No other developed nation on the planet would tolerate such shocking disparity between extraordinary wealth, and crushing poverty.
full article http://www.newsweek.com/alabama-un-poverty-environmental-racism-743601
Alabama Has The Worst Poverty In The Developed World, U.N. Official Reports
A United Nations official investigating poverty in the United States was shocked at the level of environmental degradation in some areas of rural Alabama, saying he had never seen anything like it in the developed world.
"I think it's very uncommon in the First World. This is not a sight that one normally sees. I'd have to say that I haven't seen this," Philip Alston, the U.N.'s Special Rapporteur on extreme poverty and human rights, told Connor Sheets of AL.com earlier this week as they toured a community in Butler County where raw sewage flows from homes through exposed PVC pipes and into open trenches and pits.
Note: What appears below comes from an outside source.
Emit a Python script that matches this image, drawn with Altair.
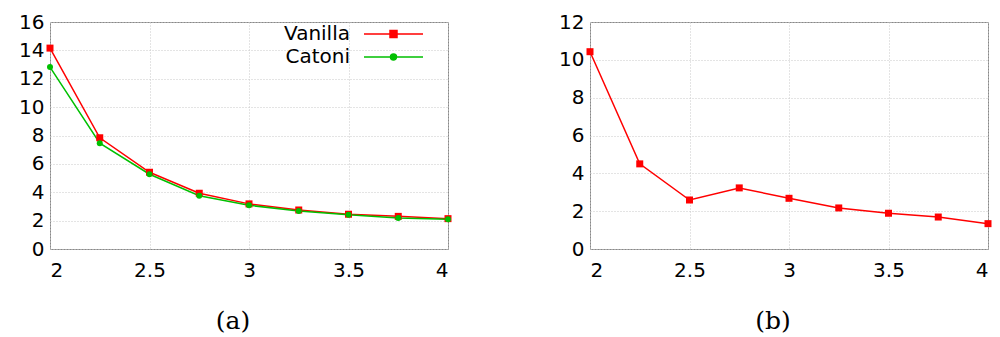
import altair as alt
import pandas as pd

x_vals = [2.0, 2.25, 2.5, 2.75, 3.0, 3.25, 3.5, 3.75, 4.0]
vanilla_a = [14.16, 7.84, 5.41, 3.93, 3.18, 2.75, 2.45, 2.30, 2.14]
catoni_a = [12.82, 7.46, 5.27, 3.76, 3.08, 2.68, 2.42, 2.19, 2.09]
vanilla_b = [10.43, 4.50, 2.59, 3.23, 2.68, 2.17, 1.89, 1.69, 1.34]

series_names = ["Vanilla", "Catoni"]
series_colors = ["#ff0000", "#00c000"]
x_ticks = [2, 2.5, 3, 3.5, 4]
y_ticks_a = [0, 2, 4, 6, 8, 10, 12, 14, 16]
y_ticks_b = [0, 2, 4, 6, 8, 10, 12]

df_a = pd.DataFrame(
    {
        "x": x_vals * 2,
        "y": vanilla_a + catoni_a,
        "series": ["Vanilla"] * len(x_vals) + ["Catoni"] * len(x_vals),
    }
)
df_b = pd.DataFrame({"x": x_vals, "y": vanilla_b})

W, H = 398, 227
FONT = "DejaVu Sans"
FS = 20

# legend glyphs: line sample with marker, drawn to the right of the label
path_v = "M2.304,0H7.435M4.566,-0.304H5.174V0.304H4.566Z"
path_c = "M2.304,0H7.435M5.131,0A0.261,0.261,0,1,1,4.609,0A0.261,0.261,0,1,1,5.131,0Z"

color_scale = alt.Scale(domain=series_names, range=series_colors)


def xenc():
    return alt.X(
        "x:Q",
        scale=alt.Scale(domain=[2, 4], nice=False, zero=False),
        axis=alt.Axis(values=x_ticks, format="~g", title=None),
    )


def yenc(maxv, ticks):
    return alt.Y(
        "y:Q",
        scale=alt.Scale(domain=[0, maxv], nice=False),
        axis=alt.Axis(values=ticks, title=None),
    )


col_expr = f"datum.value == '{series_names[0]}' ? '{series_colors[0]}' : '{series_colors[1]}'"

legend_a = alt.Legend(
    title=None,
    orient="none",
    legendX=275,
    legendY=-0.5,
    symbolType=alt.ExprRef(expr=f"datum.value == '{series_names[0]}' ? '{path_v}' : '{path_c}'"),
    symbolFillColor=alt.ExprRef(expr=col_expr),
    symbolStrokeColor=alt.ExprRef(expr=col_expr),
    symbolSize=529,
    symbolStrokeWidth=1.5,
    symbolOpacity=1,
    symbolOffset=0,
    rowPadding=0,
    padding=0,
    labelAlign="right",
    labelOffset=0,
    labelFont=FONT,
    labelFontSize=FS,
    labelColor="#000000",
    labelLimit=300,
)

# Panel (a)
lines_a = alt.Chart(df_a).mark_line(strokeWidth=1.5).encode(
    x=xenc(),
    y=yenc(16, y_ticks_a),
    color=alt.Color("series:N", scale=color_scale, legend=legend_a, sort=series_names),
)
pts_v = (
    alt.Chart(df_a)
    .transform_filter(alt.datum.series == "Vanilla")
    .mark_point(filled=True, shape="square", size=49, opacity=1, color="#ff0000")
    .encode(x=xenc(), y=yenc(16, y_ticks_a))
)
pts_c = (
    alt.Chart(df_a)
    .transform_filter(alt.datum.series == "Catoni")
    .mark_point(filled=True, shape="circle", size=36, opacity=1, color="#00c000")
    .encode(x=xenc(), y=yenc(16, y_ticks_a))
)

panel_a = alt.layer(lines_a, pts_v, pts_c).properties(
    width=W,
    height=H,
    title=alt.TitleParams("(a)", orient="bottom", dx=-16),
)

# Panel (b)
lines_b = alt.Chart(df_b).mark_line(strokeWidth=1.5, color="#ff0000").encode(
    x=xenc(), y=yenc(12, y_ticks_b)
)
pts_b = alt.Chart(df_b).mark_point(filled=True, shape="square", size=49, opacity=1, color="#ff0000").encode(
    x=xenc(), y=yenc(12, y_ticks_b)
)
panel_b = alt.layer(lines_b, pts_b).properties(
    width=W,
    height=H,
    title=alt.TitleParams("(b)", orient="bottom", dx=-16),
)

chart = (
    alt.hconcat(panel_a, panel_b, spacing=96)
    .resolve_scale(color="independent")
    .properties(padding={"left": 0, "top": 3, "right": 0, "bottom": 0})
    .configure_view(stroke="#888888", strokeWidth=1)
    .configure_axis(
        labelFont=FONT,
        labelFontSize=FS,
        labelColor="#000000",
        labelOverlap=False,
        domain=False,
        ticks=False,
        grid=True,
        gridColor="#c8c8c8",
        gridDash=[1, 2],
        gridWidth=1,
    )
    .configure_axisY(labelPadding=6, minExtent=41)
    .configure_axisX(labelPadding=11)
    .configure_title(font="DejaVu Serif", fontSize=25, fontWeight="normal", color="#000000", offset=29)
)

chart.save("out.html", embed_options={"renderer": "svg", "actions": False})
The tour through Alabama's rural communities is part of a two-week investigation by the U.N. on poverty and human rights abuses in the United States. So far, U.N. investigators have visited cities and towns in California and Alabama, and will soon travel to Puerto Rico, Washington, D.C., and West Virginia.
Despite these concerns, the Republican Party, which controls all three branches of the federal government, is on course to pass a tax bill before the end of the year that will increase the federal deficit by $1 trillion in 10 years--costs that the GOP says will be offset by reducing an already-weakened social safety net.
For Alston, these political decisions are at the root of systemic poverty in the U.S.
“The idea of human rights is that people have basic dignity and that it’s the role of the government — yes, the government! — to ensure that no one falls below the decent level,” he said. “Civilized society doesn’t say for people to go and make it on your own and if you can’t, bad luck.”
“Politicians who say, ‘there’s nothing I can do about that’ are simply wrong,” Alston told WKMS 91.3.